Why do you not expect it? Because you are just a normal parent, trying to insure your kids remain safe and happy and healthy. Because you are at the store trying to pick up food and clothing and personal hygiene products—like normal people do.

And because, above all, your children are standing right there, and they have a right to respect and to
just be kids. They aren’t adoption’s poster children for you to interrogate.

Think for a moment about the people you love. Really love. Your best friend. Your partner or spouse. Your parents. Your sister’s step-son. Your godchildren. Your grandmotherly neighbor who is always looking out for you. Your favorite childhood teacher or coach. These are the people who have invested in your life, who have been with you in good times and in bad, who know your idiosyncrasies and love you like crazy anyway.

Many of these individuals aren’t your biological relatives. But your love for them runs deep and true.

There are countless times I’ve been asked the “real” question. It comes in many forms. I understand the person is substituting the word “real” for “biological,” and as an adult, I know what you mean. But please think about the innocent, beautiful little humans standing beside me. The word “real” is confusing, intrusive, and hurtful.

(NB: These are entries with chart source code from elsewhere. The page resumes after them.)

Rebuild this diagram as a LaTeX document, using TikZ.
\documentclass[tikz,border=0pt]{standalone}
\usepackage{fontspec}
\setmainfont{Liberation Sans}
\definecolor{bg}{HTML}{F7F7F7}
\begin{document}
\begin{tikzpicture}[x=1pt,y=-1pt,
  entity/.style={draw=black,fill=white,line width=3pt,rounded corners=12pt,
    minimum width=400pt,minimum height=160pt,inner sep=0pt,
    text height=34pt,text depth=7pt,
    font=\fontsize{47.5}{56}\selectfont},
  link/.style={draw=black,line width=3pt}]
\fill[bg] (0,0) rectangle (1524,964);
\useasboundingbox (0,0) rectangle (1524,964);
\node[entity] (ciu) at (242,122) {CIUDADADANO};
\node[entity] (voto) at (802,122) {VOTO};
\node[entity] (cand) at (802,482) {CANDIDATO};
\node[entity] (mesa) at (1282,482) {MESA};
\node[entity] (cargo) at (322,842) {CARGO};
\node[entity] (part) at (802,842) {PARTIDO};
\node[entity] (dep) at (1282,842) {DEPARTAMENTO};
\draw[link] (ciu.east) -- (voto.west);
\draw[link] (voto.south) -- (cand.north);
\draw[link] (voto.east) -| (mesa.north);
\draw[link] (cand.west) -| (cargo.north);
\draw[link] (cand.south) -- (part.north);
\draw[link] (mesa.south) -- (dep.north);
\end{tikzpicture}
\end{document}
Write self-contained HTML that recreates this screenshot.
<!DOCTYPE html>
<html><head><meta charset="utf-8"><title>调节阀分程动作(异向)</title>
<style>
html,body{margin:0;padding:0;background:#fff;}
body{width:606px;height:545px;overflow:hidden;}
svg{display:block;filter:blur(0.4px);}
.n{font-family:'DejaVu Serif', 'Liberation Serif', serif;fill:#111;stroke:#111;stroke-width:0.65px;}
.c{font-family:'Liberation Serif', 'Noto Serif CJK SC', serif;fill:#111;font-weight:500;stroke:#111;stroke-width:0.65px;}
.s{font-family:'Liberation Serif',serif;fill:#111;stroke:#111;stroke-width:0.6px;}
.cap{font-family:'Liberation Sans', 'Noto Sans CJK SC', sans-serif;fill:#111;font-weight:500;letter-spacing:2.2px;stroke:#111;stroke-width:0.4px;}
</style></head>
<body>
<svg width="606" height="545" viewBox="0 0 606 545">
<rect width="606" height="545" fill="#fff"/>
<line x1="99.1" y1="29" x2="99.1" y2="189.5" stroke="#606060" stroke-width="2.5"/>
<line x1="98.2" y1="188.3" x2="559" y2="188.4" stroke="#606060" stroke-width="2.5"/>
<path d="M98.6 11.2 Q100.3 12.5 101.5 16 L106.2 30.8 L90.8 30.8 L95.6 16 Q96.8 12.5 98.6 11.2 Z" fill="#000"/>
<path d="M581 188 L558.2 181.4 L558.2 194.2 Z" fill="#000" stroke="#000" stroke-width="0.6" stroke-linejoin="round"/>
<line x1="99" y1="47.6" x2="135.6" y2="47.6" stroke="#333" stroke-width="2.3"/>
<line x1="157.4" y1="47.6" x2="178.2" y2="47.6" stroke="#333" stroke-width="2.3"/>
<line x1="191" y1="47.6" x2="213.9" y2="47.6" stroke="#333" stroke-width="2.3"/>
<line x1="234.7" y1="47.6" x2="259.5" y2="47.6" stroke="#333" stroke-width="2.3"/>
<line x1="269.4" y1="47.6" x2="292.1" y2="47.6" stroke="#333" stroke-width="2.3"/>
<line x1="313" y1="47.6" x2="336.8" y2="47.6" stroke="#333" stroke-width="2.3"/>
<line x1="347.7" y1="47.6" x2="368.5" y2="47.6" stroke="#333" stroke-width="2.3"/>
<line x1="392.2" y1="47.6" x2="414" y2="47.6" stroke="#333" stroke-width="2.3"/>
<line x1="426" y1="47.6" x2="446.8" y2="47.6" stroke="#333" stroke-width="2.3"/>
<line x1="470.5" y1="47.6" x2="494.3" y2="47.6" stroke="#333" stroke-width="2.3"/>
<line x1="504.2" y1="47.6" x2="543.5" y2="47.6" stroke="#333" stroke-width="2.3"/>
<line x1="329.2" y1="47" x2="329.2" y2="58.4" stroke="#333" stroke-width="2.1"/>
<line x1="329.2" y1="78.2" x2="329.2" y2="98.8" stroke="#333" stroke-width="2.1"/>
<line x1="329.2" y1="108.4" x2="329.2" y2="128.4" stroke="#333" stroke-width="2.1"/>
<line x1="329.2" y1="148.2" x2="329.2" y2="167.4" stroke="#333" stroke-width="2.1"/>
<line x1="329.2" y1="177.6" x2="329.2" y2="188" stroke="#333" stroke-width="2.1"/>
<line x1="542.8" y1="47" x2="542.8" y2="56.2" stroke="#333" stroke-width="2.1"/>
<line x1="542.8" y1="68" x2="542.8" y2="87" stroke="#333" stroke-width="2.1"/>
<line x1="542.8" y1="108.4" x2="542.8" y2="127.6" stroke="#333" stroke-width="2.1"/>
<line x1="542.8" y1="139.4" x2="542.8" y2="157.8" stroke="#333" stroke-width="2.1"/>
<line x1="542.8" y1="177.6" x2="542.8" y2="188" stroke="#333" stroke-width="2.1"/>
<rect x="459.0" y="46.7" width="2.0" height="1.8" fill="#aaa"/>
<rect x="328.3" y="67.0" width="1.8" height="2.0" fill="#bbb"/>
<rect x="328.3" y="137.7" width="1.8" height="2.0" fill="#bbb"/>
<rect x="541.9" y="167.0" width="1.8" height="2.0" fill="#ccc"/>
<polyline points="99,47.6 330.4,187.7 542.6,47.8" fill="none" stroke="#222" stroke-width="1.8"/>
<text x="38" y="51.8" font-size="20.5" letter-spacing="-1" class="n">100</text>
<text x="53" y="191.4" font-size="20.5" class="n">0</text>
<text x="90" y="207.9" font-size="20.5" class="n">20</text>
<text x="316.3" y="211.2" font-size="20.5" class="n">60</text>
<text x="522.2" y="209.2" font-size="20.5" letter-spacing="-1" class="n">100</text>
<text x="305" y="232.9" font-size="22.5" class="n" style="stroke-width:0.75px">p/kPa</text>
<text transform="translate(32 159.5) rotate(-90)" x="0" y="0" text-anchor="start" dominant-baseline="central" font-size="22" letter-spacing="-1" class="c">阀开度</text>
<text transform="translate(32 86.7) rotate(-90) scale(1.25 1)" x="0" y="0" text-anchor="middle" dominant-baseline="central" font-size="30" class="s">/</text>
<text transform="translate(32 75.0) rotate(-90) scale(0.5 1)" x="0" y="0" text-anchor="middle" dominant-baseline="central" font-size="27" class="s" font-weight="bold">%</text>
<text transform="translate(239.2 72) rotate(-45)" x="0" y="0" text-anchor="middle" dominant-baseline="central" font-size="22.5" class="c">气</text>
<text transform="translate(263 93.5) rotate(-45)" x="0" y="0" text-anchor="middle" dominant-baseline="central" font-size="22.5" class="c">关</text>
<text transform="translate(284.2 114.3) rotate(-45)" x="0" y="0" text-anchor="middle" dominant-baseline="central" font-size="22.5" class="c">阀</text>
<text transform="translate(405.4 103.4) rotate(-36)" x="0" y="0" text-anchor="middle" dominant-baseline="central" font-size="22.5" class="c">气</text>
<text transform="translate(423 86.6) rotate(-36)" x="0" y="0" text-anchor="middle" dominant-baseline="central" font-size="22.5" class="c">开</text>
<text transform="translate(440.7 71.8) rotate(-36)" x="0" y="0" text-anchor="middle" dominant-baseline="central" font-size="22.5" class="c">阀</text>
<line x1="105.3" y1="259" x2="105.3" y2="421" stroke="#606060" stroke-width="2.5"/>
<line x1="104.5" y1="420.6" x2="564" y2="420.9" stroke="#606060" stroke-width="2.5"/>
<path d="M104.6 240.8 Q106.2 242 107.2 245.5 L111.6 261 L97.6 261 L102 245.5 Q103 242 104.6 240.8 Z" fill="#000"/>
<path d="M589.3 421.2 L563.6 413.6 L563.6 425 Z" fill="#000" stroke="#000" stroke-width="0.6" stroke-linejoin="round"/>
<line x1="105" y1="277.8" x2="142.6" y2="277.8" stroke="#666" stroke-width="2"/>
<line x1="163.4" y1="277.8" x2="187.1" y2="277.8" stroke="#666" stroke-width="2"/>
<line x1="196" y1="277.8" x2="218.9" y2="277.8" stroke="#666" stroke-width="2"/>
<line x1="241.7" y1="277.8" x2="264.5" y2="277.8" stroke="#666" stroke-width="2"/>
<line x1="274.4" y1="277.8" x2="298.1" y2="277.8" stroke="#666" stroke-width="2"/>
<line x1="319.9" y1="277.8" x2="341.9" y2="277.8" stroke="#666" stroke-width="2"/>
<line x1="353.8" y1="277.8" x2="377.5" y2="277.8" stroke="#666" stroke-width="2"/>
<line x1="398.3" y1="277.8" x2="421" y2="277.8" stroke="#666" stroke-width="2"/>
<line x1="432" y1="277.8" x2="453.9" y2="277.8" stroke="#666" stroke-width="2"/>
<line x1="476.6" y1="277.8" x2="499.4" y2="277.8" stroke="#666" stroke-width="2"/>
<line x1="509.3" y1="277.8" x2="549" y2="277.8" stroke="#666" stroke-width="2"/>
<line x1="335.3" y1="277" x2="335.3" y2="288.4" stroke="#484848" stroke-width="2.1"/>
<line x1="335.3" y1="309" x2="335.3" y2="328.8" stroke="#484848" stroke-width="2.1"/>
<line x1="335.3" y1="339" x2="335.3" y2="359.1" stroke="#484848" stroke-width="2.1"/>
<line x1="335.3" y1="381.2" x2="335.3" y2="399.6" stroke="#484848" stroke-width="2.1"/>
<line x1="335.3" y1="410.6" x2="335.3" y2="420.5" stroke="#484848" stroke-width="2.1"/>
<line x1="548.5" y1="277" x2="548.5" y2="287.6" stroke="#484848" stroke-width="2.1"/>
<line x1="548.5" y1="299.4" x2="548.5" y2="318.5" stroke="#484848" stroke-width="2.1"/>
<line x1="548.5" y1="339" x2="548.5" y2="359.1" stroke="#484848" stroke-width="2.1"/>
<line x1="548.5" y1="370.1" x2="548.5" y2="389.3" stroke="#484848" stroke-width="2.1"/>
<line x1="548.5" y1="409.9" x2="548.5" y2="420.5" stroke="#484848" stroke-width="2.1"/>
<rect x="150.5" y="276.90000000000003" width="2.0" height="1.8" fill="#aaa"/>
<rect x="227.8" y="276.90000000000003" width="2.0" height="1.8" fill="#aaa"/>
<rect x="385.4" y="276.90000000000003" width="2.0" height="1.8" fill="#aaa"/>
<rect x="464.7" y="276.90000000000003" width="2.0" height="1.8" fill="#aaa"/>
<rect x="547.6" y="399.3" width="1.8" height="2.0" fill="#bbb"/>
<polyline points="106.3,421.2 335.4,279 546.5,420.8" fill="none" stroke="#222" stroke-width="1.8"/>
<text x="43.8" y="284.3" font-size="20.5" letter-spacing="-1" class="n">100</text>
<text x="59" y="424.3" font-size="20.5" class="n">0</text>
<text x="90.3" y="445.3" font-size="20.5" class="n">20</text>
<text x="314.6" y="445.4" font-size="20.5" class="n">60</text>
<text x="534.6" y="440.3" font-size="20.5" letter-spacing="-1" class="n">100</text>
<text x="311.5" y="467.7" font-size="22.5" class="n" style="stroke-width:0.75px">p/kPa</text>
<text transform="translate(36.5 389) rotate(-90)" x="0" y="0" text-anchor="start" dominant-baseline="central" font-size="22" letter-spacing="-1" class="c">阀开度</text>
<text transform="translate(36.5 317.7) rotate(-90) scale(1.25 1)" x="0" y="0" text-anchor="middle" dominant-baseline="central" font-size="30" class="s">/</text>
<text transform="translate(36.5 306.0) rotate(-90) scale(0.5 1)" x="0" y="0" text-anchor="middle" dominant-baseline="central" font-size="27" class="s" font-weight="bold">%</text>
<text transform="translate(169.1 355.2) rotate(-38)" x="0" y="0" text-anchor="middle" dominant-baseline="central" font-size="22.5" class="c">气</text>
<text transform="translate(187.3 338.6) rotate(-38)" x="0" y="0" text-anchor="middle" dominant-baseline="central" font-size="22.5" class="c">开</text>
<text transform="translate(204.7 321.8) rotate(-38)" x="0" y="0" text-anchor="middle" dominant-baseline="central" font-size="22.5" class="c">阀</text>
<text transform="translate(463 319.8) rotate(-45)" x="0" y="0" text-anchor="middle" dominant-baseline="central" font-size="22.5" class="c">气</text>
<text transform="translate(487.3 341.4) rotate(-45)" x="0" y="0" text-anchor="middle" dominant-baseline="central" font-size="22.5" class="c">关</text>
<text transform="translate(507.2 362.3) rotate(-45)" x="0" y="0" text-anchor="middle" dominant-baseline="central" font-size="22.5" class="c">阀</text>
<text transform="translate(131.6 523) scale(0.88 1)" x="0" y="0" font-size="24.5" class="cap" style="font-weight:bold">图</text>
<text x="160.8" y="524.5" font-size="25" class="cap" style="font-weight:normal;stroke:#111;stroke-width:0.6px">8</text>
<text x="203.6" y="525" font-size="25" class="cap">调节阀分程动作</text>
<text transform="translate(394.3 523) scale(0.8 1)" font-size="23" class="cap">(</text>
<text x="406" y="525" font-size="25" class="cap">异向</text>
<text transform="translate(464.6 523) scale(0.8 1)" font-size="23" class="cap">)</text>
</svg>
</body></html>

My kids act like any other children who are in the same family. They pull each other’s hair, give one another hugs, steal toys from the hands of the other, share an evening bath, join hands and play endless games of Ring Around the Rosie. They argue, they reconcile, and then argue again. They play, dance all kinds of silly when their favorite song comes on, and they nurture one another.

My kids are real people. With thoughts and feelings. Newsflash: They can hear you when you pepper us, the parents, with questions about our family’s authenticity.

Our love is real.

Our family is real.

It’s all real.

The next time you see a family at the store, at the park, in a restaurant, at the library, standing next to you on the subway, and the family looks like they may not be biologically related or they may have joined together through the process of adoption, it’s perfectly fine to smile. But please keep the word “real” to yourself.

Or as my mama taught me, just because you think it, doesn’t mean you have to say it aloud.